Your goal: Omitting the pictures, copy exactly each line from the one containing "Reproduce this diagram with TikZ." up to and including the one containing "(0,0) rectangle (1229,873);".

Entries supplied:
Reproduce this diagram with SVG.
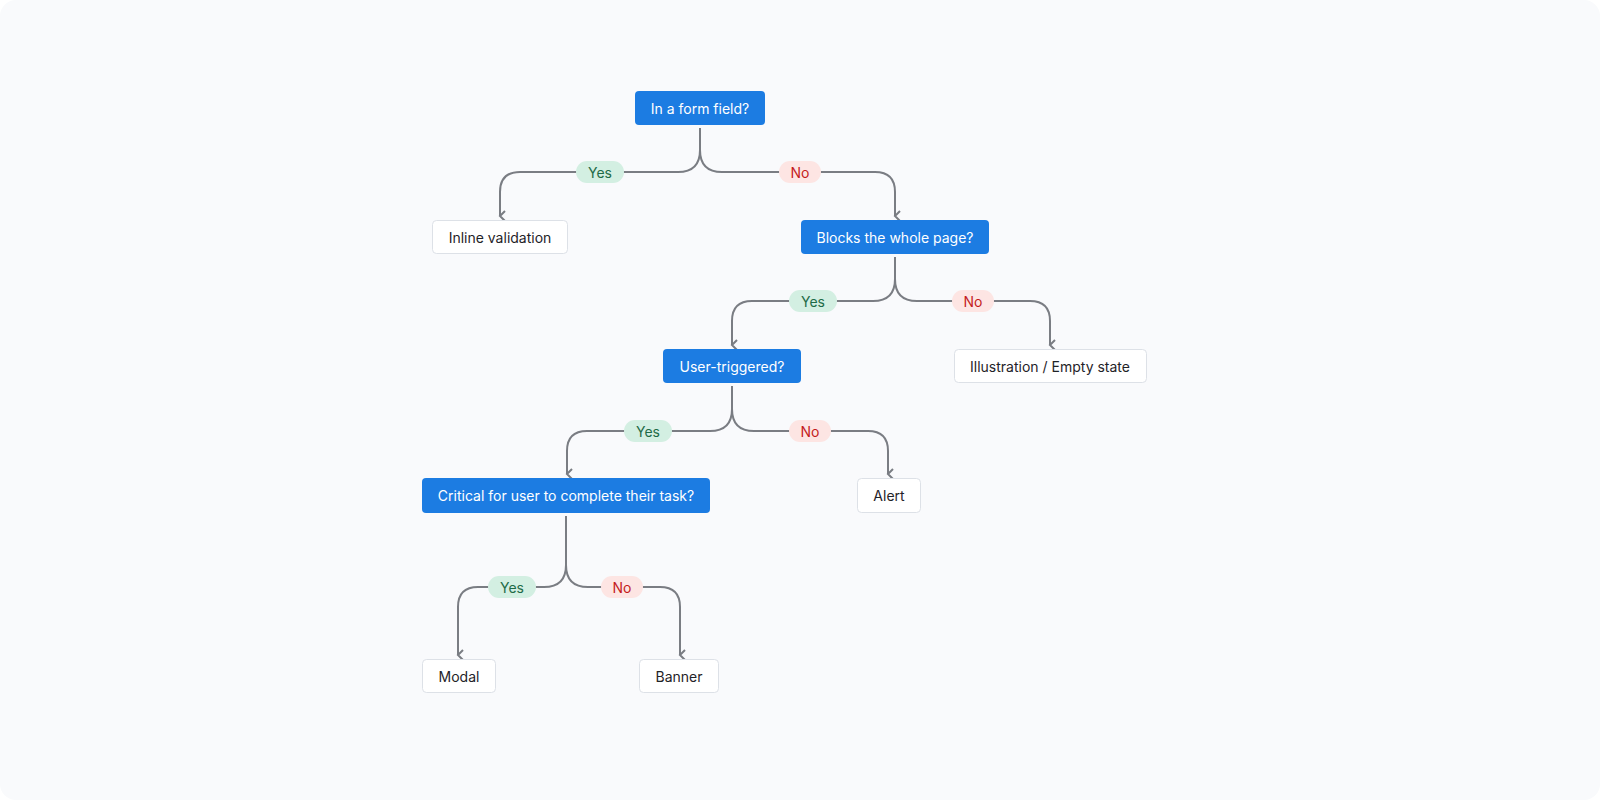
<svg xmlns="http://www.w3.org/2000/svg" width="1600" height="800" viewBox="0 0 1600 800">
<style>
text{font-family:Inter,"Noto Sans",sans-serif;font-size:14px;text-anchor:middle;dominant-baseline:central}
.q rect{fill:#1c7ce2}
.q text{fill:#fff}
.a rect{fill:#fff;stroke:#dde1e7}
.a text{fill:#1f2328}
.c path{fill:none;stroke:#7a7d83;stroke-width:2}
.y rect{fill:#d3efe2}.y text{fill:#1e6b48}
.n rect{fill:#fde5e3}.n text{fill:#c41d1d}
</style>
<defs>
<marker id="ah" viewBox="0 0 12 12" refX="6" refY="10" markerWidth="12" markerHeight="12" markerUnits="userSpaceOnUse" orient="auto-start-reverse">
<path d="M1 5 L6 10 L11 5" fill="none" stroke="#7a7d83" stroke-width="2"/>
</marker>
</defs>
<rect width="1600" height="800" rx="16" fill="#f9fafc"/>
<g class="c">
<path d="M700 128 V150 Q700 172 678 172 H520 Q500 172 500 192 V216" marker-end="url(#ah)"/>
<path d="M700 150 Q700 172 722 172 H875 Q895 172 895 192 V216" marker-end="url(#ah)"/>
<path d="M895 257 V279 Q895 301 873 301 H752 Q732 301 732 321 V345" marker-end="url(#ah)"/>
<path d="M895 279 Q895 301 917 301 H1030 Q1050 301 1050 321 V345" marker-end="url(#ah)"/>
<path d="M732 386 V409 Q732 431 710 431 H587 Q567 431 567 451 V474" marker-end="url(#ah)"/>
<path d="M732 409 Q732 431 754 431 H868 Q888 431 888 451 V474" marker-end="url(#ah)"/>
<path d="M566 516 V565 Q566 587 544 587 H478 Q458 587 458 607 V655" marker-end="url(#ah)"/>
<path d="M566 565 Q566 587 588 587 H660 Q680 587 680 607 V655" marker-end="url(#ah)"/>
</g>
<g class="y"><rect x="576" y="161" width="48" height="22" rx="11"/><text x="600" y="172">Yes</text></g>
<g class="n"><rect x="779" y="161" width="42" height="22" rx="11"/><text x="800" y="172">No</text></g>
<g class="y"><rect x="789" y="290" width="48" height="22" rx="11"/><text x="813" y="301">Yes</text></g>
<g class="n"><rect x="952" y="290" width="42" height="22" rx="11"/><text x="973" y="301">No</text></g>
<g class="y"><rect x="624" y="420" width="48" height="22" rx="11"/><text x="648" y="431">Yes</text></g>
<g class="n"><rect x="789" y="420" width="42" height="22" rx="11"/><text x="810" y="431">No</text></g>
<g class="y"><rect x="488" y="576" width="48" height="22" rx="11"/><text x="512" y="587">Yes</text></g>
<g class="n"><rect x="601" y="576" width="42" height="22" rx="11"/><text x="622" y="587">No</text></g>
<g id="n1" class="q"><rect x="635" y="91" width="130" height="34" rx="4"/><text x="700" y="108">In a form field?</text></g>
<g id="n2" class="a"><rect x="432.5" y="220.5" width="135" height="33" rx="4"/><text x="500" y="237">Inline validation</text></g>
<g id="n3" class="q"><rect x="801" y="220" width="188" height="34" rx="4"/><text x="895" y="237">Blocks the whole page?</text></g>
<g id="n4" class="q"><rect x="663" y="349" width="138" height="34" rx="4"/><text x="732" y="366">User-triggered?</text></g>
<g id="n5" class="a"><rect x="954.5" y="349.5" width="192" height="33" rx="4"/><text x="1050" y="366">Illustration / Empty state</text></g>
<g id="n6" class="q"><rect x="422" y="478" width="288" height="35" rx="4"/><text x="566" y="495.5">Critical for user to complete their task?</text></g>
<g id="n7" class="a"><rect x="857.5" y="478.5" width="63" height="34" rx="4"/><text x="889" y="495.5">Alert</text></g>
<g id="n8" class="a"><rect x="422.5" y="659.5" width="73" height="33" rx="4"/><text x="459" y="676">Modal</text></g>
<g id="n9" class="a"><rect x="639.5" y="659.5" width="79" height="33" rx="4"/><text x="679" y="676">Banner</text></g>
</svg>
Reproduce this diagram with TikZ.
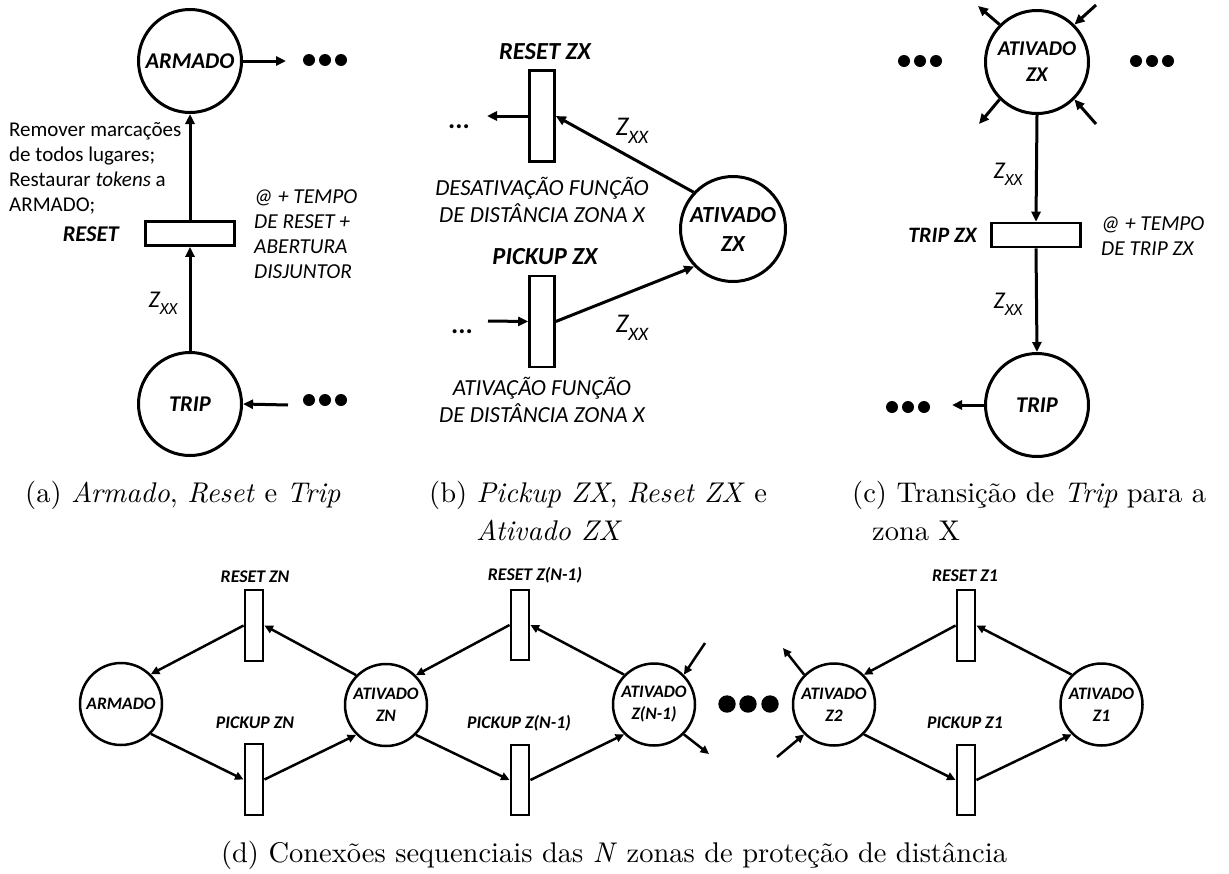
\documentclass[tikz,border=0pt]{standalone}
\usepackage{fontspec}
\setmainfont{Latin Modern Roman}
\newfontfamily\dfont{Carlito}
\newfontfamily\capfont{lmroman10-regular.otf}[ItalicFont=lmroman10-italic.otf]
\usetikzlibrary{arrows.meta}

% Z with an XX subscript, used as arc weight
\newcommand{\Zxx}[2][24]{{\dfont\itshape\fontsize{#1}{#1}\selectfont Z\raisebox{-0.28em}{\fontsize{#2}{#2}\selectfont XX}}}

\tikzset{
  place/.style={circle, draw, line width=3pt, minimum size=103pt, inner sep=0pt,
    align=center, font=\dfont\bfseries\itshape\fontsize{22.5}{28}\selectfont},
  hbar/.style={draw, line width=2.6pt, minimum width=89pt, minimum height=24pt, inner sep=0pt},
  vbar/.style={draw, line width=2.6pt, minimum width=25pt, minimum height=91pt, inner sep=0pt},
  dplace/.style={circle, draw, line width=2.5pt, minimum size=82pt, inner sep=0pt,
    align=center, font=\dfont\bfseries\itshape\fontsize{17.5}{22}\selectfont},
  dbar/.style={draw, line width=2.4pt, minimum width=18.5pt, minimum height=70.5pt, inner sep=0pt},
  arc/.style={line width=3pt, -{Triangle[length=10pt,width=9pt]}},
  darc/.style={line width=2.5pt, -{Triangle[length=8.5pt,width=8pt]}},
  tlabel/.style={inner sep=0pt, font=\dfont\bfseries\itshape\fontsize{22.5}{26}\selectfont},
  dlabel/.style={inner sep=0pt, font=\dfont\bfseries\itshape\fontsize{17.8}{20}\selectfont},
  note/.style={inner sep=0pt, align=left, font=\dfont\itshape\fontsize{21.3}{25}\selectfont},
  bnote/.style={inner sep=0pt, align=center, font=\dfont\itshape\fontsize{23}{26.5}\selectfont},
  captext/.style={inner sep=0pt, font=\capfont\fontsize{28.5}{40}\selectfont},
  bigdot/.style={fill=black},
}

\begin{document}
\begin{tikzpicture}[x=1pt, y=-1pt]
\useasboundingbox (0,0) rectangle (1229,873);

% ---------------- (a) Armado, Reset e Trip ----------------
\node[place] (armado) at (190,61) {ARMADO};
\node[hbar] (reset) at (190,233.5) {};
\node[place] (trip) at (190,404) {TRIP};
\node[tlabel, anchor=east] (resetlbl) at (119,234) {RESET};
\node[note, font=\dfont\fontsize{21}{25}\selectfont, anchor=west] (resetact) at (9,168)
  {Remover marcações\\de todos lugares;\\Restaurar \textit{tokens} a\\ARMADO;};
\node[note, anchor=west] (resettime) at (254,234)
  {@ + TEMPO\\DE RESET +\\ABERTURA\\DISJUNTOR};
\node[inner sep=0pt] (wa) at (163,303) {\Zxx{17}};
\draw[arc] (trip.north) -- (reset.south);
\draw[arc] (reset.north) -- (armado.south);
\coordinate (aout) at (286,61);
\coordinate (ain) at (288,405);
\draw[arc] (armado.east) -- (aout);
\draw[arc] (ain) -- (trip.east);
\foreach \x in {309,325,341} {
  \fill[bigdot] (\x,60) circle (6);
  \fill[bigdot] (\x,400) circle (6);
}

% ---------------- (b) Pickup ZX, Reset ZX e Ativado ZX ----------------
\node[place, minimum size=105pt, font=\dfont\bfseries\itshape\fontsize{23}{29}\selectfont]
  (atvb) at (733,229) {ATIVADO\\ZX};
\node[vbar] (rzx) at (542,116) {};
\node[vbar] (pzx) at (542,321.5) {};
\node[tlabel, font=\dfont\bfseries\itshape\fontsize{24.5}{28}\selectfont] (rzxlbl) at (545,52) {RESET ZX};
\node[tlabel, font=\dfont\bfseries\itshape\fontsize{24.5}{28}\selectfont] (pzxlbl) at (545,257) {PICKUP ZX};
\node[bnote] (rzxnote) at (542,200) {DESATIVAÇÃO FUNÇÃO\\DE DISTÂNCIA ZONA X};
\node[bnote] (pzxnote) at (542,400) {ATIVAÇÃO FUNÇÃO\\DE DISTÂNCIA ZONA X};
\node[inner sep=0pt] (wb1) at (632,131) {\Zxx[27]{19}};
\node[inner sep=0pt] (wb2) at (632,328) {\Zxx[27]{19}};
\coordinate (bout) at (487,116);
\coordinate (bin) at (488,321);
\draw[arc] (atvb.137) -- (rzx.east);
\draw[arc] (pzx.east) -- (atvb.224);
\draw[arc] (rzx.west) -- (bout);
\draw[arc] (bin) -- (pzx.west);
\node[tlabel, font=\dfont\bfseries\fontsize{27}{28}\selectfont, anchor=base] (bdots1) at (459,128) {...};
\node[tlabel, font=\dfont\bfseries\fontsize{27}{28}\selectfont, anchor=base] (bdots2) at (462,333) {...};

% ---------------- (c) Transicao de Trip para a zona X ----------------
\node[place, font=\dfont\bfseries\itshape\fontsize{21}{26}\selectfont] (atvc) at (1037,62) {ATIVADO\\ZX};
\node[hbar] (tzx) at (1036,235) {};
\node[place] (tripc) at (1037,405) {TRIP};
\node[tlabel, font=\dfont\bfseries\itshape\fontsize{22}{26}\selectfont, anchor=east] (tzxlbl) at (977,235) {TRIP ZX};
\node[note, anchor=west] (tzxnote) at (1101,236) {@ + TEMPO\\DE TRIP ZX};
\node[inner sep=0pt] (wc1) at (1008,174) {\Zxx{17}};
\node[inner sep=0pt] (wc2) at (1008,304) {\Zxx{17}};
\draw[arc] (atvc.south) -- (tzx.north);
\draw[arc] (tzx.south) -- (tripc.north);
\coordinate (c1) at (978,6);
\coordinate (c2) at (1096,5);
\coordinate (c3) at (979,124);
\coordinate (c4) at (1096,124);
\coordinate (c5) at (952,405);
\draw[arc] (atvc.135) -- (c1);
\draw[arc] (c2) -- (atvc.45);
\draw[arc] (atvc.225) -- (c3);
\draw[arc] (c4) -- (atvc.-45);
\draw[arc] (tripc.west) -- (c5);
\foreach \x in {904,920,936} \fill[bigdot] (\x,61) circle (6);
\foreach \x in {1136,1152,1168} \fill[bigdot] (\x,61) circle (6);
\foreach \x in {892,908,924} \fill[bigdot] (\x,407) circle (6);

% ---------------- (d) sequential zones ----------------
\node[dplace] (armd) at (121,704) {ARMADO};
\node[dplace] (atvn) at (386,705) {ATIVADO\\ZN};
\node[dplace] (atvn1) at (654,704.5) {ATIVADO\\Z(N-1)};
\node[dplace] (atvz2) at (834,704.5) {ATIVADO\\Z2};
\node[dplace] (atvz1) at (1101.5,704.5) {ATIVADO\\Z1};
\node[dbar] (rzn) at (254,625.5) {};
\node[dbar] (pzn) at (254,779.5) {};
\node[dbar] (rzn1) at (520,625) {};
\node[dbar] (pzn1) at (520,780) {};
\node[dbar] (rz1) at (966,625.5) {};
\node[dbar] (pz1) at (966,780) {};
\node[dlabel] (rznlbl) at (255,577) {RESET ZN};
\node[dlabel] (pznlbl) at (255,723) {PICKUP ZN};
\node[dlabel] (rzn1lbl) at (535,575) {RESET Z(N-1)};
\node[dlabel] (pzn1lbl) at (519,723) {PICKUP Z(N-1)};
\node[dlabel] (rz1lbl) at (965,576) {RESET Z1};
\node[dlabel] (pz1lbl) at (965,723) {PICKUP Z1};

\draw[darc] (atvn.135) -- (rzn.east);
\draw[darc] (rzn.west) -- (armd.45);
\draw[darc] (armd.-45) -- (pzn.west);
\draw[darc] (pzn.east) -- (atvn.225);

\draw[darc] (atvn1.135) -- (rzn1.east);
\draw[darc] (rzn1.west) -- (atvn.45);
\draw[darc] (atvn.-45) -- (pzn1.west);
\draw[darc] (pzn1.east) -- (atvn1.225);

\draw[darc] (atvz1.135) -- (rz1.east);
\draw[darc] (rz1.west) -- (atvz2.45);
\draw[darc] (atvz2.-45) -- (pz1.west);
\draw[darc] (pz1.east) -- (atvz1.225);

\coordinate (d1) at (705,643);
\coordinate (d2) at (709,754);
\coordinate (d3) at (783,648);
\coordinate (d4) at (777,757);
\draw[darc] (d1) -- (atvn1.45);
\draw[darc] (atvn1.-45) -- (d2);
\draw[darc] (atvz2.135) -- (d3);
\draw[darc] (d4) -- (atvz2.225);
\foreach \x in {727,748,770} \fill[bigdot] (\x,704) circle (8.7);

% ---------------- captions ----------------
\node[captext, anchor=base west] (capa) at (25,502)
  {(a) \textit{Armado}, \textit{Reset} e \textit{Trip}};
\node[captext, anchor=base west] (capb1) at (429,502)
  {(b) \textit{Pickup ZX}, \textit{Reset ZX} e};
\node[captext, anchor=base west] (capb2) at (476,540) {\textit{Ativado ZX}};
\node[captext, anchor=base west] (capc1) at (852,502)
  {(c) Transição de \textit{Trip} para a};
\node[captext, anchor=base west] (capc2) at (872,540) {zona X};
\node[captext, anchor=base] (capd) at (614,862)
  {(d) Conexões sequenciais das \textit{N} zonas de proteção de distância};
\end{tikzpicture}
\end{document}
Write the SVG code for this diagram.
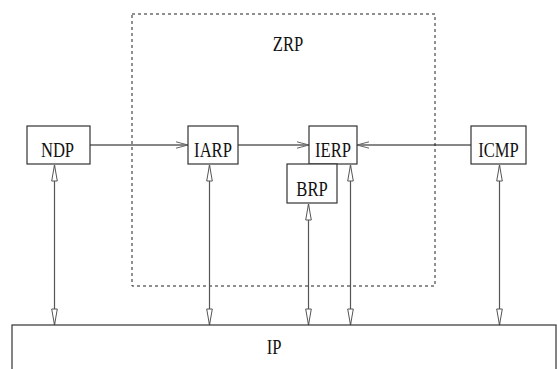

Written response:
Reproduce this diagram with TikZ.
\documentclass[tikz,border=0pt]{standalone}
\usepackage{fontspec}
\setmainfont{Latin Modern Roman}
\newfontfamily\dfont{Carlito}
\newfontfamily\capfont{lmroman10-regular.otf}[ItalicFont=lmroman10-italic.otf]
\usetikzlibrary{arrows.meta}

% Z with an XX subscript, used as arc weight
\newcommand{\Zxx}[2][24]{{\dfont\itshape\fontsize{#1}{#1}\selectfont Z\raisebox{-0.28em}{\fontsize{#2}{#2}\selectfont XX}}}

\tikzset{
  place/.style={circle, draw, line width=3pt, minimum size=103pt, inner sep=0pt,
    align=center, font=\dfont\bfseries\itshape\fontsize{22.5}{28}\selectfont},
  hbar/.style={draw, line width=2.6pt, minimum width=89pt, minimum height=24pt, inner sep=0pt},
  vbar/.style={draw, line width=2.6pt, minimum width=25pt, minimum height=91pt, inner sep=0pt},
  dplace/.style={circle, draw, line width=2.5pt, minimum size=82pt, inner sep=0pt,
    align=center, font=\dfont\bfseries\itshape\fontsize{17.5}{22}\selectfont},
  dbar/.style={draw, line width=2.4pt, minimum width=18.5pt, minimum height=70.5pt, inner sep=0pt},
  arc/.style={line width=3pt, -{Triangle[length=10pt,width=9pt]}},
  darc/.style={line width=2.5pt, -{Triangle[length=8.5pt,width=8pt]}},
  tlabel/.style={inner sep=0pt, font=\dfont\bfseries\itshape\fontsize{22.5}{26}\selectfont},
  dlabel/.style={inner sep=0pt, font=\dfont\bfseries\itshape\fontsize{17.8}{20}\selectfont},
  note/.style={inner sep=0pt, align=left, font=\dfont\itshape\fontsize{21.3}{25}\selectfont},
  bnote/.style={inner sep=0pt, align=center, font=\dfont\itshape\fontsize{23}{26.5}\selectfont},
  captext/.style={inner sep=0pt, font=\capfont\fontsize{28.5}{40}\selectfont},
  bigdot/.style={fill=black},
}

\begin{document}
\begin{tikzpicture}[x=1pt, y=-1pt]
\useasboundingbox (0,0) rectangle (1229,873);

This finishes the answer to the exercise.